→ **Source data**
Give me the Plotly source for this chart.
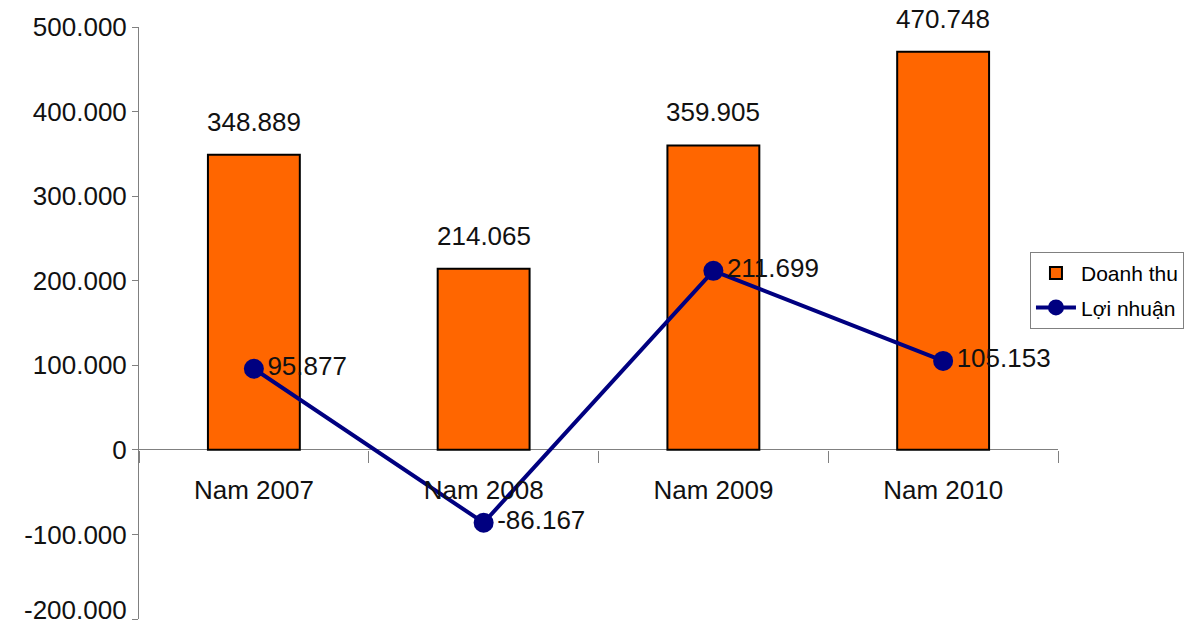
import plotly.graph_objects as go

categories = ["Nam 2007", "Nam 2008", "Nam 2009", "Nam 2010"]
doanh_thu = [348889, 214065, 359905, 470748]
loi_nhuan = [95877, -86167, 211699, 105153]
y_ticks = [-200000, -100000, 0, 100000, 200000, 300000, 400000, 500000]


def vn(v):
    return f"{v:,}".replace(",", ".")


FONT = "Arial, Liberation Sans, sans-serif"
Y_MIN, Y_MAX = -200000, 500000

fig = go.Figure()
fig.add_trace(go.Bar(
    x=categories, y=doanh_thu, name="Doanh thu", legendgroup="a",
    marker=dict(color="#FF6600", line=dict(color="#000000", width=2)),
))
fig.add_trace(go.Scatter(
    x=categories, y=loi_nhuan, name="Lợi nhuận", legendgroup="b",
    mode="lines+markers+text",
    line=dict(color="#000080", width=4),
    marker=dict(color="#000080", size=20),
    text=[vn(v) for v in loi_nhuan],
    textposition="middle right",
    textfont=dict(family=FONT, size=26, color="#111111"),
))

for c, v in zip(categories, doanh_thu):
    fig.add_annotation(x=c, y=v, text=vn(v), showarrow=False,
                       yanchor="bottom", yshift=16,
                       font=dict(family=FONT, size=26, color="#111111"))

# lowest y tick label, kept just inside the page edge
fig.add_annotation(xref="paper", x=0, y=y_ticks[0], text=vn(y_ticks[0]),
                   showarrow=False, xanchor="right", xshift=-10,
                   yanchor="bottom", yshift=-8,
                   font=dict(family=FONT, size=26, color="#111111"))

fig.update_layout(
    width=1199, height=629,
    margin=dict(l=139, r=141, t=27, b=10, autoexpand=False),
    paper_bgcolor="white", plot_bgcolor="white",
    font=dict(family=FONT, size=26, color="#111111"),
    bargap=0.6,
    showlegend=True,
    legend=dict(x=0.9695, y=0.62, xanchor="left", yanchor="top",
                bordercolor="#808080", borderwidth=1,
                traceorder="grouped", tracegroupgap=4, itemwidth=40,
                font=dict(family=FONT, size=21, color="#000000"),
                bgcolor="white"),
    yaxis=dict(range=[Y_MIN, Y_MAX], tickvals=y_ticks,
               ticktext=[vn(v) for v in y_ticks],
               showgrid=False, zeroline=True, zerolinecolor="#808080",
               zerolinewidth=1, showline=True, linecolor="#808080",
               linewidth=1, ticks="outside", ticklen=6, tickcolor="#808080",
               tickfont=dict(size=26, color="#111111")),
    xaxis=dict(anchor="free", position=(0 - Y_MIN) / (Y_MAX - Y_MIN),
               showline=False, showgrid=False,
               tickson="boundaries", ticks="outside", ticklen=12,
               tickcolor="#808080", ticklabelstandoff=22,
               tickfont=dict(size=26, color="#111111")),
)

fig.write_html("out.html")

==

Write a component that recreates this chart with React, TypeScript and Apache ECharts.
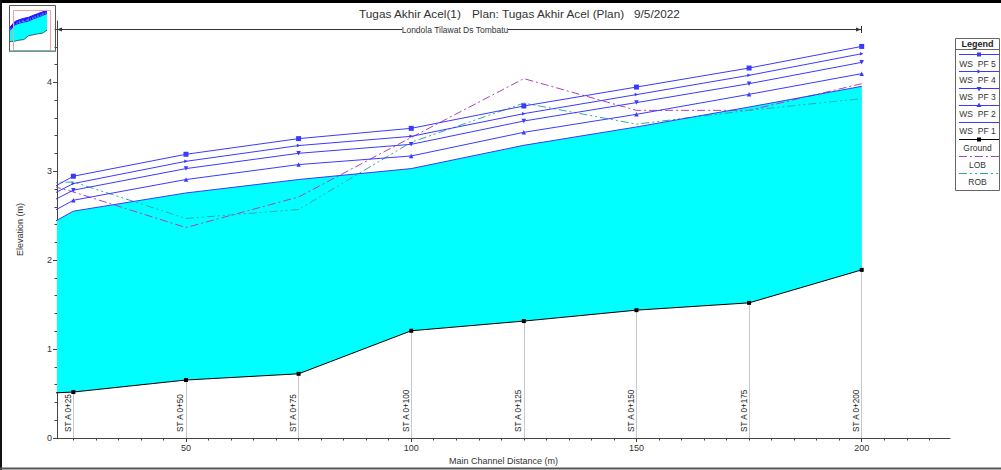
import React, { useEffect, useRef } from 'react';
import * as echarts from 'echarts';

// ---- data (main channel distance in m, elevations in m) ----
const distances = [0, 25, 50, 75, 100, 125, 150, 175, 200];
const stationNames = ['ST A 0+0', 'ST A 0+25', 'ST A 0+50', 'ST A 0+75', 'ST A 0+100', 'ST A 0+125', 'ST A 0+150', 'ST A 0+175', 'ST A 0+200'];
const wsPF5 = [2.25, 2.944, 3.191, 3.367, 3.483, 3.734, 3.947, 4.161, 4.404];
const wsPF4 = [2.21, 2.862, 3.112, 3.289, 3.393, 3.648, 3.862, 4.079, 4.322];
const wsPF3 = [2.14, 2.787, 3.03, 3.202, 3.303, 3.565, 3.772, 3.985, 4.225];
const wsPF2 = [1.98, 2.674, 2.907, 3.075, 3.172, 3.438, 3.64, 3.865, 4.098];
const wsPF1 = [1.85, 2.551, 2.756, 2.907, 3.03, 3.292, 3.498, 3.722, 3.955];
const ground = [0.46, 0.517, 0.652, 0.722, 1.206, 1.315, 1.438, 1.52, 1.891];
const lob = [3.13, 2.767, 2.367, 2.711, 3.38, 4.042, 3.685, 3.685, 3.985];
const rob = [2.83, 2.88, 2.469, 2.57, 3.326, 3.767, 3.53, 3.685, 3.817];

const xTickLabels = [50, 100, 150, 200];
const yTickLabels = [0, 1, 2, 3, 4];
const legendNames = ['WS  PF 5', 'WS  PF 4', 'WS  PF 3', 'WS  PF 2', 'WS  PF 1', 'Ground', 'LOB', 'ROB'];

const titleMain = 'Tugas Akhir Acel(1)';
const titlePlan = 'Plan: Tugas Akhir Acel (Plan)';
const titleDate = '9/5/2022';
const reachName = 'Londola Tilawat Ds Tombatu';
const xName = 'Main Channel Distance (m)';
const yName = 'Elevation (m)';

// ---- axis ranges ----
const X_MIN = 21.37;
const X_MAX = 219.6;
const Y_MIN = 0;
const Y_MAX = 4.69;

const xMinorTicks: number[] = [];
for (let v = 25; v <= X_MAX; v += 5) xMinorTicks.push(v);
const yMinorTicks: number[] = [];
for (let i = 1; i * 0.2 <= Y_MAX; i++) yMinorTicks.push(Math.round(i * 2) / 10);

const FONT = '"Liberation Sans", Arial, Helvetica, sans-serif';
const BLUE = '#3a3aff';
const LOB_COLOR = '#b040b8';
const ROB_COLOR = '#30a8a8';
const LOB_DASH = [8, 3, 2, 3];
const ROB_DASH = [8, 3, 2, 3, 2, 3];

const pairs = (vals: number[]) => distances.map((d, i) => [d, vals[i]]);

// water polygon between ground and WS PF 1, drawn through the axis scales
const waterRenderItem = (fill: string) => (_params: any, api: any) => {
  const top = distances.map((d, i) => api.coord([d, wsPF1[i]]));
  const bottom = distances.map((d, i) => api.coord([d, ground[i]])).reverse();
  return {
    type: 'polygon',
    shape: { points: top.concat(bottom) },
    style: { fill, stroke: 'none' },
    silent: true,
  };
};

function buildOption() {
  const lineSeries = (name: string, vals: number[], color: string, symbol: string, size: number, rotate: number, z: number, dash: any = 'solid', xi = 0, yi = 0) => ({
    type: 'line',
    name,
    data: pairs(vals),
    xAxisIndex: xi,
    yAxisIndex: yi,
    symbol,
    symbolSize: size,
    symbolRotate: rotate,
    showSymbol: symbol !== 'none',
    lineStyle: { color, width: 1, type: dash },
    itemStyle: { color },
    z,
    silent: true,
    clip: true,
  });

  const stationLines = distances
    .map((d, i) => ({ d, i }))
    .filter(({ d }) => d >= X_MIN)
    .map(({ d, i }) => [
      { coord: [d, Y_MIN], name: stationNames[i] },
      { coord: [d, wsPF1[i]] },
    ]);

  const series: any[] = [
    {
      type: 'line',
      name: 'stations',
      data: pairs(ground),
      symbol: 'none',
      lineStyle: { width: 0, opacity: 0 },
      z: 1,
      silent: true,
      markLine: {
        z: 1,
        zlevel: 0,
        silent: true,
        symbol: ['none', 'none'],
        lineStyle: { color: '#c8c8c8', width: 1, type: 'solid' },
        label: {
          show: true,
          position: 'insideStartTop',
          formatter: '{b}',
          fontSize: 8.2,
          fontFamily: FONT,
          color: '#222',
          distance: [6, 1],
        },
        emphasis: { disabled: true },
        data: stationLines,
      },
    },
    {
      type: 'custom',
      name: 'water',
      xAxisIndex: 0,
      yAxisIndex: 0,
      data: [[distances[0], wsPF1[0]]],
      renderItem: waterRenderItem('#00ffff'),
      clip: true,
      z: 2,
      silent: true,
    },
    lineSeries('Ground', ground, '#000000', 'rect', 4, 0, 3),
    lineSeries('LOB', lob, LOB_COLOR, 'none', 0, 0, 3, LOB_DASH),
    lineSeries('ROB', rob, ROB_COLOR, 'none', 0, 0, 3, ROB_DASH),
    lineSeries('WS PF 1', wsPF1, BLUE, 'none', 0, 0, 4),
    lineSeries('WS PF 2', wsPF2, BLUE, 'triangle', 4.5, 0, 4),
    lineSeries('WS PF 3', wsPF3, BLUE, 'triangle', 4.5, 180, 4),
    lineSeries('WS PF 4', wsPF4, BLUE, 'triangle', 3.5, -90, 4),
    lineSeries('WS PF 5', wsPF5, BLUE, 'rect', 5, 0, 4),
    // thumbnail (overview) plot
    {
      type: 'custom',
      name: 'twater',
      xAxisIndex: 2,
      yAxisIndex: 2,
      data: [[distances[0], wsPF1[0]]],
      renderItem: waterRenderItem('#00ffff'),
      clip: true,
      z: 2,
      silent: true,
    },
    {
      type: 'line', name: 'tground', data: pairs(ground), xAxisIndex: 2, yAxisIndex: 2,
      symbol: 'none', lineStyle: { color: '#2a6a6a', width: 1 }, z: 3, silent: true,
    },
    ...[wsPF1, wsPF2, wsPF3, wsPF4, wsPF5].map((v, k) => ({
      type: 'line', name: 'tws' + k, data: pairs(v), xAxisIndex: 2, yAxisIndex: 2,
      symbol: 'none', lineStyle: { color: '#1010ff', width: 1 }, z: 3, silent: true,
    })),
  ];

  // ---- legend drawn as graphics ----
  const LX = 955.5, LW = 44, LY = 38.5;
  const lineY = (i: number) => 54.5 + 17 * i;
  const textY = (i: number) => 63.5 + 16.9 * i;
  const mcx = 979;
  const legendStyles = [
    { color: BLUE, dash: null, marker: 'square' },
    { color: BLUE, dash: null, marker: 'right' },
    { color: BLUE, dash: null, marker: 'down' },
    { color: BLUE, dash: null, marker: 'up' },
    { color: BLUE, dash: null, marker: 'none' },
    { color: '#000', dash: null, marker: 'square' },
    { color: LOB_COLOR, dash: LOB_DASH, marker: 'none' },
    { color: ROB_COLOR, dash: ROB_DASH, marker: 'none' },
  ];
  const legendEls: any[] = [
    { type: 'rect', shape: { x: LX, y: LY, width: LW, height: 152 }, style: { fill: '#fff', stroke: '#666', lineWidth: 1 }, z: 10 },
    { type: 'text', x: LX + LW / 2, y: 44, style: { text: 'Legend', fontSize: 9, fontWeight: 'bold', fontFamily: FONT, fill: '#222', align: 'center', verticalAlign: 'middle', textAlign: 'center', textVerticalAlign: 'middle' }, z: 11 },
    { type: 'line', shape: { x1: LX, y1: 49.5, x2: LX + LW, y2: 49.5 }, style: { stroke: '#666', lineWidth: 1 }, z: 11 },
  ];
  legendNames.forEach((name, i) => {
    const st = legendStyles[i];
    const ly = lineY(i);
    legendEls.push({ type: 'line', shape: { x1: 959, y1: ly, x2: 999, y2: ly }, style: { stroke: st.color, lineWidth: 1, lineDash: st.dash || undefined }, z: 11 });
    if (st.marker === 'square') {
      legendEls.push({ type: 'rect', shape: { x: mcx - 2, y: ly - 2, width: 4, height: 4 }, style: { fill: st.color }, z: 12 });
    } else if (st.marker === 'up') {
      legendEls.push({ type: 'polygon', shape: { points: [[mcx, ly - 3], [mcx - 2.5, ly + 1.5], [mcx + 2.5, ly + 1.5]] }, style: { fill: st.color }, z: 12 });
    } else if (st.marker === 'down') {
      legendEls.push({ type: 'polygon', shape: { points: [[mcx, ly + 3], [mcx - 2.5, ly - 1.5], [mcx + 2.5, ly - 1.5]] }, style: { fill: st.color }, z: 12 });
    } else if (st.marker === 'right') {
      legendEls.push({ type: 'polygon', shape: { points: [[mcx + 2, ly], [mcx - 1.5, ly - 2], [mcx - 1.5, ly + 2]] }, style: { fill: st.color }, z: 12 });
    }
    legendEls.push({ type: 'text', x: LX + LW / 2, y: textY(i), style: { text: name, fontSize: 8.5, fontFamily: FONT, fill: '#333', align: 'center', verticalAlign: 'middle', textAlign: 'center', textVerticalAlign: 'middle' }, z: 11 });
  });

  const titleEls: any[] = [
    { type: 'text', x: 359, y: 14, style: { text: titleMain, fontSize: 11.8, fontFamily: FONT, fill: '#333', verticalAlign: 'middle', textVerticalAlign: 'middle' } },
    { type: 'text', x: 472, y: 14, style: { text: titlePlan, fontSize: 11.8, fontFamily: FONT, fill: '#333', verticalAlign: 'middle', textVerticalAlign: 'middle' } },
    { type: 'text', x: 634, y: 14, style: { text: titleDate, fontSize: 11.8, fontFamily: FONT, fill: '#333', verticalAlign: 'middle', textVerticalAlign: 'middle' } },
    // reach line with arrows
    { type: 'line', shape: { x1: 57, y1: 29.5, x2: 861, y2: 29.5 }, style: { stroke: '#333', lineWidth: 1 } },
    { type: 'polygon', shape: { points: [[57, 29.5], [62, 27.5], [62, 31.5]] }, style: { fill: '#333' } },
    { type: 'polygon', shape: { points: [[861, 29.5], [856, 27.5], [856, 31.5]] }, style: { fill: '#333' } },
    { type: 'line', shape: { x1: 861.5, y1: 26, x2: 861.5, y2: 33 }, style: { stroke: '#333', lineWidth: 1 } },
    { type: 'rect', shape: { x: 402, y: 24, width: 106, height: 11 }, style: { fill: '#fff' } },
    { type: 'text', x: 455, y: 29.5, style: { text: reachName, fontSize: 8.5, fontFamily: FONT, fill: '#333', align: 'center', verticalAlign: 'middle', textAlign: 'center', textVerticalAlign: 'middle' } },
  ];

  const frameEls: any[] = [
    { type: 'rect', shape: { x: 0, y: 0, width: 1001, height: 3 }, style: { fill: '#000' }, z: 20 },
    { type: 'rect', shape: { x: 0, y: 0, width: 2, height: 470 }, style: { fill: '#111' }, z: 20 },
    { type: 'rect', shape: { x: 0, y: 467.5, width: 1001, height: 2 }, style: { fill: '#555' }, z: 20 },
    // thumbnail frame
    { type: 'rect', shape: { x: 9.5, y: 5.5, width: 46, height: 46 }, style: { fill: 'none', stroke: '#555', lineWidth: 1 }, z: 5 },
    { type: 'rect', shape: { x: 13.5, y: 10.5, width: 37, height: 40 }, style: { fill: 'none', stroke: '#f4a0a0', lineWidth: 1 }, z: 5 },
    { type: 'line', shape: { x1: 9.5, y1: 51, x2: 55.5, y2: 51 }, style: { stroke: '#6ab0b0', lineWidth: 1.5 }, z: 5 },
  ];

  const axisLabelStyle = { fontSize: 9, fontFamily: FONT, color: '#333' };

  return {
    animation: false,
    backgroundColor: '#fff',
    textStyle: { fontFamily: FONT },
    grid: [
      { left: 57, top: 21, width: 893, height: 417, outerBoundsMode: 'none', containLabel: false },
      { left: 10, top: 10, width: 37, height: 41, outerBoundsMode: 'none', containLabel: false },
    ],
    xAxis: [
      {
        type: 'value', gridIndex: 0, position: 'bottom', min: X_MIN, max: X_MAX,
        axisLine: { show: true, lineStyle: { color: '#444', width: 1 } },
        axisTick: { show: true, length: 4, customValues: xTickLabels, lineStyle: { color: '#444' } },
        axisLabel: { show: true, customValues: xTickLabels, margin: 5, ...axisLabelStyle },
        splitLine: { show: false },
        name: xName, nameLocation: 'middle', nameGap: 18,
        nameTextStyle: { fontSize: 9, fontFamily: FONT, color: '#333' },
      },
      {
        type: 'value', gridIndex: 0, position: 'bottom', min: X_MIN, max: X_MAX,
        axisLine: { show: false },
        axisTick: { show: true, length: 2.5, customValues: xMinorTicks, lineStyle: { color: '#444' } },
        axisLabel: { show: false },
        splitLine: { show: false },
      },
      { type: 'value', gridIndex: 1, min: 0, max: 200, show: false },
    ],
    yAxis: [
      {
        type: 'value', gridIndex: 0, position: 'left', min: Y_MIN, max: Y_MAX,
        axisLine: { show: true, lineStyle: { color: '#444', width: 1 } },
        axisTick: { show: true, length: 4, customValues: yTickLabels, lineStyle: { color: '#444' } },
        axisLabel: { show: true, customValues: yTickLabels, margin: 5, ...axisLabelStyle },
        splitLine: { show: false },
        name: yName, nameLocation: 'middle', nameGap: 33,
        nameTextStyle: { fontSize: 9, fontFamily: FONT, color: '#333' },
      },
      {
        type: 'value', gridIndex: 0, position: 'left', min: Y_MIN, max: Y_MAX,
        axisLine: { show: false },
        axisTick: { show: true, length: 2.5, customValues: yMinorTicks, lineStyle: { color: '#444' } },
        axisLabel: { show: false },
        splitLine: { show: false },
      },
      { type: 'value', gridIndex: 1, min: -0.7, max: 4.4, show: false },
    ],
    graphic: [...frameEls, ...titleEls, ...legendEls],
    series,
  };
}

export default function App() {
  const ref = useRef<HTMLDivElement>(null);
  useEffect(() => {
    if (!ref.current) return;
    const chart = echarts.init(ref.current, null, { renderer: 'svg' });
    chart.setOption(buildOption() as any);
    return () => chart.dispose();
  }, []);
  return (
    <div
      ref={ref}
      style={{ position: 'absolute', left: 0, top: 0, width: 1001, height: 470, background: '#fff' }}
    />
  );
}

→ **What the task asks**
Leaving the pictures out, write out exactly the lines from the line containing "Write a component" through the line containing "for (let i = 1;", both included.

→ **Reply**
Write a component that recreates this chart with React, TypeScript and Apache ECharts.
import React, { useEffect, useRef } from 'react';
import * as echarts from 'echarts';

// ---- data (main channel distance in m, elevations in m) ----
const distances = [0, 25, 50, 75, 100, 125, 150, 175, 200];
const stationNames = ['ST A 0+0', 'ST A 0+25', 'ST A 0+50', 'ST A 0+75', 'ST A 0+100', 'ST A 0+125', 'ST A 0+150', 'ST A 0+175', 'ST A 0+200'];
const wsPF5 = [2.25, 2.944, 3.191, 3.367, 3.483, 3.734, 3.947, 4.161, 4.404];
const wsPF4 = [2.21, 2.862, 3.112, 3.289, 3.393, 3.648, 3.862, 4.079, 4.322];
const wsPF3 = [2.14, 2.787, 3.03, 3.202, 3.303, 3.565, 3.772, 3.985, 4.225];
const wsPF2 = [1.98, 2.674, 2.907, 3.075, 3.172, 3.438, 3.64, 3.865, 4.098];
const wsPF1 = [1.85, 2.551, 2.756, 2.907, 3.03, 3.292, 3.498, 3.722, 3.955];
const ground = [0.46, 0.517, 0.652, 0.722, 1.206, 1.315, 1.438, 1.52, 1.891];
const lob = [3.13, 2.767, 2.367, 2.711, 3.38, 4.042, 3.685, 3.685, 3.985];
const rob = [2.83, 2.88, 2.469, 2.57, 3.326, 3.767, 3.53, 3.685, 3.817];

const xTickLabels = [50, 100, 150, 200];
const yTickLabels = [0, 1, 2, 3, 4];
const legendNames = ['WS  PF 5', 'WS  PF 4', 'WS  PF 3', 'WS  PF 2', 'WS  PF 1', 'Ground', 'LOB', 'ROB'];

const titleMain = 'Tugas Akhir Acel(1)';
const titlePlan = 'Plan: Tugas Akhir Acel (Plan)';
const titleDate = '9/5/2022';
const reachName = 'Londola Tilawat Ds Tombatu';
const xName = 'Main Channel Distance (m)';
const yName = 'Elevation (m)';

// ---- axis ranges ----
const X_MIN = 21.37;
const X_MAX = 219.6;
const Y_MIN = 0;
const Y_MAX = 4.69;

const xMinorTicks: number[] = [];
for (let v = 25; v <= X_MAX; v += 5) xMinorTicks.push(v);
const yMinorTicks: number[] = [];
for (let i = 1; i * 0.2 <= Y_MAX; i++) yMinorTicks.push(Math.round(i * 2) / 10);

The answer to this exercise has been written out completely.